Which brings us around to the real…issues. Not problems to be fixed, or even threats to be avoided. Better to think in terms of possibilities to be realized and multiplied. So let the operative question for Jaxson’s dream be, “What do we want more of?”
- We want more people who share in this dream, specifically,
- We want more people supporting, contributing to and spreading this dream.
- We want more people having the Sturtevant experience.
- We want more kids and young people discovering the Sturtevant experience.
- We want more of a future for Sturtevant than just the next budget year.
Absent the inflow of each of these, the day will surely come again when the UMC will good cause to close the Camp. That would make it much more difficult to realize Jaxson’s dream.
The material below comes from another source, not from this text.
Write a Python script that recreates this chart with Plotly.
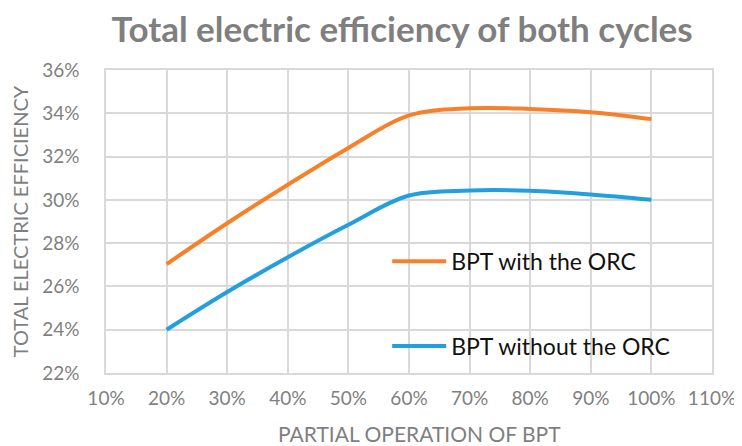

So the next set of questions becomes: what do we need more of so that we have more of these things listed above? It is important to keep these questions in the right sequence: we don’t want a renovated bathhouse just to have a different, nicer bathhouse; we want an upgraded bathhouse so that people who come to Camp have such a positive, welcoming experience of the Camp that they want to return—and bring their friends with them. We don’t want a healthy endowment fund just to keep the buildings in good condition; we want an endowment fund so that the Camp can continue to welcome people to a positive, even transformative experience.
Making the shift from dreaming to doing will mean taking these and other questions and insights as they emerge, and begin working out specific, detailed answers; then looking at resources and scheduling to realize those answers. That work begins now.